You are given an m x n integer matrix points. Starting with 0 points, you want to maximize the number of points you can get from the matrix.

• You must pick one cell in each row.
• Picking the cell at coordinates (r, c) will add points[r][c] to your score.
• However, moving to a cell in the next row that is far from the previous cell will incur a penalty. The penalty is defined as the absolute difference between the column indices of the two cells.

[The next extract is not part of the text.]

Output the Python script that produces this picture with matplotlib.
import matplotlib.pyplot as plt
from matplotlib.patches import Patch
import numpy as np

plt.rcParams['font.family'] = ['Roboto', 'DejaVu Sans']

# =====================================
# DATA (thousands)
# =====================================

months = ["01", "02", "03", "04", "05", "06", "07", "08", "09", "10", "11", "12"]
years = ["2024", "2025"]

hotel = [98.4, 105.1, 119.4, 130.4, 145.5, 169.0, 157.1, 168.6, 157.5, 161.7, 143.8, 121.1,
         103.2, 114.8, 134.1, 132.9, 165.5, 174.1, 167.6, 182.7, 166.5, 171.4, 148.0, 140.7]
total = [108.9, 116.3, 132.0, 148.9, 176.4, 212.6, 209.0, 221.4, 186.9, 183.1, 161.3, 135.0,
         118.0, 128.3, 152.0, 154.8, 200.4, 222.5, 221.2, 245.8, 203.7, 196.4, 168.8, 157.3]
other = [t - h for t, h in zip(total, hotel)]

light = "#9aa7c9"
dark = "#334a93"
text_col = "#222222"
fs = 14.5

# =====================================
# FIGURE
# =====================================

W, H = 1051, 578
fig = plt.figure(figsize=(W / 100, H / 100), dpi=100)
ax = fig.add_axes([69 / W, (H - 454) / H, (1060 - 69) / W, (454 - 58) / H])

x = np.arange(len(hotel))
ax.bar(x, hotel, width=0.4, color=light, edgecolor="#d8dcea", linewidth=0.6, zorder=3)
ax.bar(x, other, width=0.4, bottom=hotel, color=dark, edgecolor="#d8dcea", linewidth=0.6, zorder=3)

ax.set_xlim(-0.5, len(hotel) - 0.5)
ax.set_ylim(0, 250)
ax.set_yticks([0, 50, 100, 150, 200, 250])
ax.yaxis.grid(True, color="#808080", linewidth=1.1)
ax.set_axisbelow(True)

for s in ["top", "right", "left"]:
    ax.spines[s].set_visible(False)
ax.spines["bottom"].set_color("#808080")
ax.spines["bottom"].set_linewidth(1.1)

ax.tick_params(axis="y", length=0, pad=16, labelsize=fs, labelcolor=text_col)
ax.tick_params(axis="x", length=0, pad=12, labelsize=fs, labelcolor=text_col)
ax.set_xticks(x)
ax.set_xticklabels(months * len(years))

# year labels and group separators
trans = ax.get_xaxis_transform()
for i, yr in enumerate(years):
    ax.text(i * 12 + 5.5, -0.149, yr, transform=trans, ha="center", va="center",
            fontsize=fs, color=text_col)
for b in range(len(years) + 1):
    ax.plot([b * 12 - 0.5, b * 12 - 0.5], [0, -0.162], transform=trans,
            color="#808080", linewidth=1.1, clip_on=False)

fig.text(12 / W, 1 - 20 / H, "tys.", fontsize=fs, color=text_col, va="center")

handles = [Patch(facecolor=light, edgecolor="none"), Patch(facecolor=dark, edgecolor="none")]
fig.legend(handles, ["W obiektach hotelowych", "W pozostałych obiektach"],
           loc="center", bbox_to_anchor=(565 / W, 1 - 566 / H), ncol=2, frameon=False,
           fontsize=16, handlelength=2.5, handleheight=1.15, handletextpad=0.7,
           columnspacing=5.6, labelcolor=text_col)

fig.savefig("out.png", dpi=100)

The goal is to find the maximum number of points you can achieve.

Example

Given a matrix:

points = [
    [1, 2, 3],
    [1, 5, 1],
    [3, 1, 1]
]

The maximum points you can achieve is 9 by picking cells at (0, 2), (1, 1), and (2, 0).

Solution Approach

Dynamic Programming (DP)

We can solve this problem using a dynamic programming approach. Here's how:

Step 1: Define the DP Table

Let dp[r][c] represent the maximum points that can be obtained if you end up in cell (r, c) in the r-th row.

Step 2: Base Case

For the first row, the DP values are simply the values in the first row of the matrix because there is no penalty for the first choice:

dp[0][c] = points[0][c]

Step 3: Recurrence Relation

For each subsequent row r, calculate dp[r][c] as follows:

dp[r][c] = max(dp[r-1][k] - abs(k - c)) + points[r][c] for all k in range(n)

However, directly computing this for each cell would be too slow, so we optimize it using left-to-right and right-to-left sweeps.

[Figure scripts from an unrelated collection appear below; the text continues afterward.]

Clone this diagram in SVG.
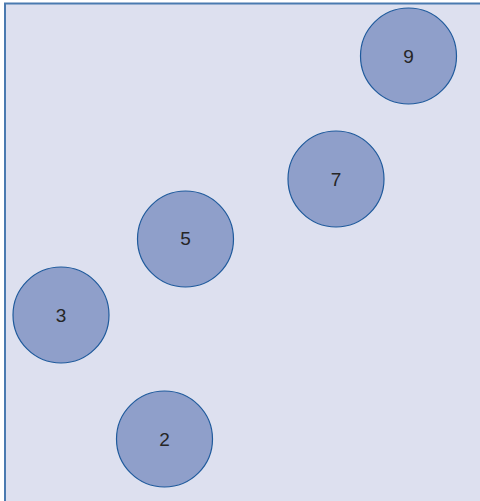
<svg xmlns="http://www.w3.org/2000/svg" width="480" height="501" viewBox="0 0 480 501">
<style>
.node circle{fill:#8f9fca;stroke:#1f5a9c;stroke-width:1.2}
.node text{font-family:"Liberation Sans",Arial,sans-serif;font-size:19px;fill:#262626;text-anchor:middle}
</style>
<rect x="0" y="0" width="480" height="501" fill="#fff"/>
<rect x="5" y="3" width="475" height="498" fill="#dde0ef"/>
<line x1="4" y1="3.5" x2="480" y2="3.5" stroke="#4a7ab0" stroke-width="2"/>
<line x1="5" y1="3" x2="5" y2="501" stroke="#4a7ab0" stroke-width="2"/>
<g id="connectors"></g>
<g id="n9" class="node"><circle cx="408.5" cy="56" r="48"/><text x="408.5" y="63">9</text></g>
<g id="n7" class="node"><circle cx="336" cy="179" r="48"/><text x="336" y="186">7</text></g>
<g id="n5" class="node"><circle cx="185.5" cy="239" r="48"/><text x="185.5" y="245">5</text></g>
<g id="n3" class="node"><circle cx="61" cy="315" r="48"/><text x="61" y="322">3</text></g>
<g id="n2" class="node"><circle cx="164.5" cy="439" r="48"/><text x="164.5" y="446">2</text></g>
</svg>
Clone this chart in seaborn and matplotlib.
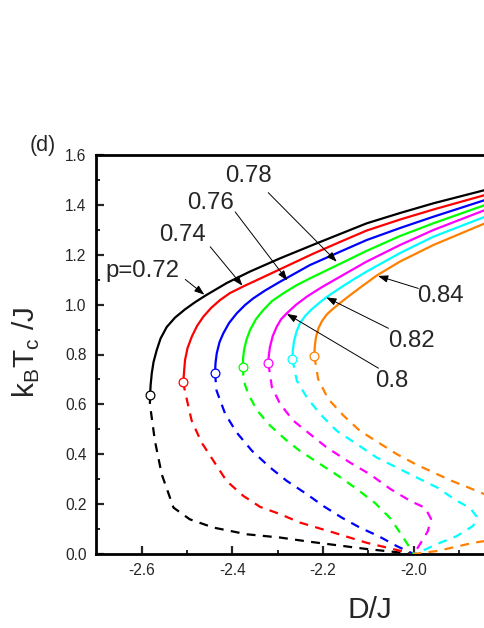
import matplotlib
matplotlib.use("Agg")
import matplotlib.pyplot as plt
import seaborn as sns
from matplotlib.patches import ArrowStyle

# ---------------- data ----------------
p_values = ["0.72", "0.74", "0.76", "0.78", "0.8", "0.82", "0.84"]
colors = ["#000000", "#FF0000", "#0000FF", "#00FF00", "#FF00FF", "#00FFFF", "#FF8000"]

# critical (open-circle) points
crit_D = [-2.5817, -2.5083, -2.4384, -2.3773, -2.3208, -2.2679, -2.2194]
crit_T = [0.6375, 0.6909, 0.7245, 0.7510, 0.7646, 0.7819, 0.7939]

# solid (upper) branches
s072_D = [-2.5817, -2.5804, -2.5779, -2.5740, -2.5669, -2.5585, -2.5449, -2.5266, -2.5045, -2.4825,
          -2.4604, -2.4126, -2.3612, -2.2950, -2.2141, -2.1039, -2.0304, -1.9570, -1.8430]
s072_T = [0.6375, 0.6776, 0.7245, 0.7698, 0.8180, 0.8641, 0.9102, 0.9479, 0.9811, 1.0096,
          1.0353, 1.0866, 1.1327, 1.1856, 1.2458, 1.3260, 1.3673, 1.4062, 1.4595]
s074_D = [-2.5083, -2.5067, -2.5045, -2.4990, -2.4897, -2.4781, -2.4642, -2.4472, -2.4273, -2.4053,
          -2.3760, -2.3391, -2.2950, -2.2216, -2.1627, -2.1039, -2.0304, -1.9570, -1.8430]
s074_T = [0.6909, 0.7298, 0.7779, 0.8260, 0.8713, 0.9142, 0.9515, 0.9864, 1.0184, 1.0465,
          1.0730, 1.1043, 1.1419, 1.2045, 1.2514, 1.2971, 1.3412, 1.3813, 1.4395]
s076_D = [-2.4384, -2.4373, -2.4346, -2.4284, -2.4201, -2.4075, -2.3905, -2.3722, -2.3539, -2.3281,
          -2.2950, -2.2289, -2.1627, -2.1039, -2.0304, -1.9570, -1.8430]
s076_T = [0.7245, 0.7658, 0.8047, 0.8500, 0.8849, 0.9262, 0.9651, 0.9984, 1.0253, 1.0565,
          1.0918, 1.1588, 1.2121, 1.2590, 1.3071, 1.3524, 1.4194]
s078_D = [-2.3773, -2.3764, -2.3744, -2.3689, -2.3612, -2.3480, -2.3319, -2.3127, -2.2878, -2.2598,
          -2.2289, -2.1627, -2.1039, -2.0304, -1.9570, -1.8430]
s078_T = [0.7510, 0.7859, 0.8180, 0.8601, 0.8982, 0.9423, 0.9783, 1.0144, 1.0453, 1.0766,
          1.1054, 1.1636, 1.2157, 1.2751, 1.3260, 1.3993]
s080_D = [-2.3208, -2.3197, -2.3171, -2.3111, -2.3023, -2.2928, -2.2803, -2.2598, -2.2362, -2.2024,
          -2.1627, -2.1039, -2.0304, -1.9570, -1.8430]
s080_T = [0.7646, 0.7979, 0.8312, 0.8741, 0.9114, 0.9411, 0.9651, 0.9992, 1.0317, 1.0706,
          1.1119, 1.1728, 1.2390, 1.2991, 1.3793]
s082_D = [-2.2679, -2.2668, -2.2642, -2.2586, -2.2509, -2.2388, -2.2245, -2.2090, -2.1921, -2.1627,
          -2.1341, -2.1039, -2.0304, -1.9570, -1.8430]
s082_T = [0.7819, 0.8180, 0.8541, 0.8921, 0.9262, 0.9563, 0.9824, 1.0064, 1.0305, 1.0666,
          1.0998, 1.1327, 1.2069, 1.2723, 1.3524]
s084_D = [-2.2194, -2.2183, -2.2157, -2.2101, -2.2024, -2.1921, -2.1782, -2.1627, -2.1407, -2.1142,
          -2.0818, -2.0304, -1.9570, -1.8430]
s084_T = [0.7939, 0.8340, 0.8701, 0.9062, 0.9342, 0.9603, 0.9832, 1.0064, 1.0377, 1.0738,
          1.1167, 1.1728, 1.2390, 1.3260]

# dashed (lower) branches
d072_D = [-2.5817, -2.582, -2.571, -2.556, -2.530, -2.494, -2.442, -2.368, -2.295, -2.229, -2.104, -2.000]
d072_T = [0.6375, 0.601, 0.454, 0.320, 0.186, 0.139, 0.106, 0.079, 0.066, 0.049, 0.020, 0.000]
d074_D = [-2.5083, -2.505, -2.490, -2.468, -2.442, -2.413, -2.376, -2.339, -2.295, -2.251, -2.177, -2.104, -2.000]
d074_T = [0.6909, 0.655, 0.535, 0.447, 0.374, 0.293, 0.233, 0.189, 0.160, 0.126, 0.086, 0.045, 0.000]
d076_D = [-2.4384, -2.435, -2.416, -2.391, -2.357, -2.317, -2.280, -2.236, -2.200, -2.159, -2.119, -2.078, -2.038, -2.000]
d076_T = [0.7245, 0.655, 0.562, 0.488, 0.414, 0.347, 0.293, 0.240, 0.193, 0.146, 0.106, 0.072, 0.032, 0.000]
d078_D = [-2.3773, -2.3760, -2.3722, -2.3649, -2.3464, -2.3171, -2.2803, -2.2509, -2.2068, -2.1627,
          -2.1259, -2.0855, -2.0525, -2.0267, -2.000]
d078_T = [0.7510, 0.7177, 0.6776, 0.6415, 0.5774, 0.5152, 0.4551, 0.4130, 0.3609, 0.3087,
          0.2606, 0.2045, 0.1443, 0.0762, 0.000]
d080_D = [-2.3208, -2.313, -2.295, -2.266, -2.229, -2.192, -2.141, -2.097, -2.052, -2.008, -1.975, -1.962, -1.969, -1.982, -2.000]
d080_T = [0.7646, 0.669, 0.602, 0.535, 0.481, 0.427, 0.367, 0.320, 0.261, 0.213, 0.185, 0.141, 0.092, 0.052, 0.000]
d082_D = [-2.2679, -2.258, -2.236, -2.207, -2.170, -2.126, -2.082, -2.038, -1.994, -1.949, -1.905, -1.876, -1.861, -1.869, -1.905, -1.949, -1.982, -2.000]
d082_T = [0.7819, 0.695, 0.628, 0.562, 0.494, 0.441, 0.387, 0.347, 0.307, 0.267, 0.213, 0.185, 0.149, 0.113, 0.072, 0.040, 0.012, 0.000]
d084_D = [-2.2194, -2.211, -2.189, -2.155, -2.119, -2.078, -2.038, -1.997, -1.957, -1.916, -1.876, -1.843, -1.800, -1.780, -1.790, -1.820, -1.843, -1.869, -1.909, -1.949, -2.000]
d084_T = [0.7939, 0.702, 0.622, 0.555, 0.494, 0.447, 0.401, 0.361, 0.327, 0.293, 0.264, 0.239, 0.200, 0.140, 0.090, 0.060, 0.052, 0.045, 0.028, 0.012, 0.000]

solid_D = [s072_D, s074_D, s076_D, s078_D, s080_D, s082_D, s084_D]
solid_T = [s072_T, s074_T, s076_T, s078_T, s080_T, s082_T, s084_T]
dash_D = [d072_D, d074_D, d076_D, d078_D, d080_D, d082_D, d084_D]
dash_T = [d072_T, d074_T, d076_T, d078_T, d080_T, d082_T, d084_T]

# labels: text, text position (baseline centre), arrow tail, arrow head
label_text = ["p=0.72", "0.74", "0.76", "0.78", "0.8", "0.82", "0.84"]
label_pos = [(-2.598, 1.112), (-2.511, 1.255), (-2.449, 1.383), (-2.365, 1.492),
             (-2.049, 0.671), (-2.005, 0.831), (-1.941, 1.012)]
arrow_tail = [(-2.504, 1.101), (-2.449, 1.232), (-2.394, 1.372), (-2.321, 1.449),
              (-2.078, 0.745), (-2.056, 0.905), (-1.990, 1.065)]
arrow_head = [(-2.462, 1.040), (-2.378, 1.076), (-2.279, 1.097), (-2.170, 1.172),
              (-2.280, 0.963), (-2.193, 1.029), (-2.079, 1.115)]

x_ticks = [-2.6, -2.4, -2.2, -2.0]
y_ticks = [0.0, 0.2, 0.4, 0.6, 0.8, 1.0, 1.2, 1.4, 1.6]

# ---------------- style ----------------
sns.set_style("ticks")
plt.rcParams["font.family"] = ["Liberation Sans", "DejaVu Sans"]
plt.rcParams["axes.unicode_minus"] = False
plt.rcParams["mathtext.fontset"] = "custom"
plt.rcParams["mathtext.rm"] = "Liberation Sans"

W, H = 485, 628
fig = plt.figure(figsize=(W / 100, H / 100), dpi=100)
left_px, right_px, top_px, bot_px = 96.4, 485, 155, 554
ax = fig.add_axes([left_px / W, 1 - bot_px / H, (right_px - left_px) / W, (bot_px - top_px) / H])

dash_style = (0, (4, 3.3))
for i in range(len(p_values)):
    sns.lineplot(x=solid_D[i], y=solid_T[i], sort=False, estimator=None,
                 color=colors[i], linewidth=1.6, ax=ax, zorder=3)
    sns.lineplot(x=dash_D[i], y=dash_T[i], sort=False, estimator=None,
                 color=colors[i], linewidth=1.6, linestyle=dash_style, ax=ax, zorder=3)
    sns.scatterplot(x=[crit_D[i]], y=[crit_T[i]], s=40, marker="o",
                    facecolor="white", edgecolor=colors[i], linewidth=0.9,
                    ax=ax, zorder=5)

astyle = ArrowStyle("-|>", head_length=0.6, head_width=0.22)
for txt, pos, tail, head in zip(label_text, label_pos, arrow_tail, arrow_head):
    ax.annotate("", xy=head, xytext=tail,
                arrowprops=dict(arrowstyle=astyle, color="black", lw=0.7,
                                shrinkA=0, shrinkB=0, mutation_scale=10),
                zorder=6)
    ax.text(pos[0], pos[1], txt, fontsize=17.3, ha="center", va="baseline", zorder=6)

ax.set_xlim(-2.7, -1.843)
ax.set_ylim(0.0, 1.6)
ax.set_xticks(x_ticks)
ax.set_xticklabels([f"{v:.1f}" for v in x_ticks])
ax.set_xticks([-2.5, -2.3, -2.1, -1.9], minor=True)
ax.set_yticks(y_ticks)
ax.set_yticklabels([f"{v:.1f}" for v in y_ticks])
ax.set_yticks([0.1, 0.3, 0.5, 0.7, 0.9, 1.1, 1.3, 1.5], minor=True)

ax.tick_params(which="major", direction="in", length=6, width=1.6, labelsize=11.2)
ax.tick_params(axis="x", which="major", pad=6.5)
ax.tick_params(axis="y", which="major", pad=7)
ax.tick_params(which="minor", direction="in", length=3, width=1.4)
ax.tick_params(top=False, right=False)

for side in ["left", "bottom", "top"]:
    ax.spines[side].set_linewidth(2.0)
    ax.spines[side].set_color("black")
ax.spines["right"].set_visible(False)
ax.set_xlabel("")
ax.set_ylabel("")

fig.text(26 / W, 1 - 352 / H, r"k$_\mathregular{B}$T$_\mathregular{c}$ /J",
         rotation=90, ha="center", va="center", fontsize=21.5)
fig.text(369.5 / W, 1 - 618 / H, "D/J", ha="center", va="baseline", fontsize=21.5)
fig.text(30 / W, 1 - 151 / H, "(d)", ha="left", va="baseline", fontsize=15.5)

fig.savefig("out.png", dpi=100)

Step 4: Optimization with Two Sweeps

• Left to Right Sweep: This considers the best possible values when moving from the leftmost column towards the right.
• Right to Left Sweep: This considers the best possible values when moving from the rightmost column towards the left.

This reduces the time complexity of our solution to O(m * n).

Step 5: Final Result

After processing all rows, the maximum value in dp will give you the maximum points achievable.

Pseudocode

def maxPoints(points):
    m, n = len(points), len(points[0])
    
    # DP array initialization
    dp = points[0]
    
    for r in range(1, m):
        # Left to right sweep
        left_max = [0] * n
        left_max[0] = dp[0]
        for c in range(1, n):
            left_max[c] = max(left_max[c-1] - 1, dp[c])
        
        # Right to left sweep
        right_max = [0] * n
        right_max[-1] = dp[-1]
        for c in range(n-2, -1, -1):
            right_max[c] = max(right_max[c+1] - 1, dp[c])
        
        # Update dp for the current row
        for c in range(n):
            dp[c] = points[r][c] + max(left_max[c], right_max[c])
    
    return max(dp)

Complexity Analysis

• Time Complexity: O(m * n) where m is the number of rows and n is the number of columns.
• Space Complexity: O(n) since we only keep the current and previous row's DP values.

How to Use

1. Implement the provided Python function in your codebase.
2. Call the function maxPoints(points) with your matrix points.
3. The function will return the maximum points you can achieve.

Example

points = [
    [1, 2, 3],
    [1, 5, 1],
    [3, 1, 1]
]

print(maxPoints(points))  # Output: 9

This dynamic programming approach efficiently calculates the maximum points achievable in the matrix by considering both the points at each cell and the penalties incurred when moving between cells in adjacent rows.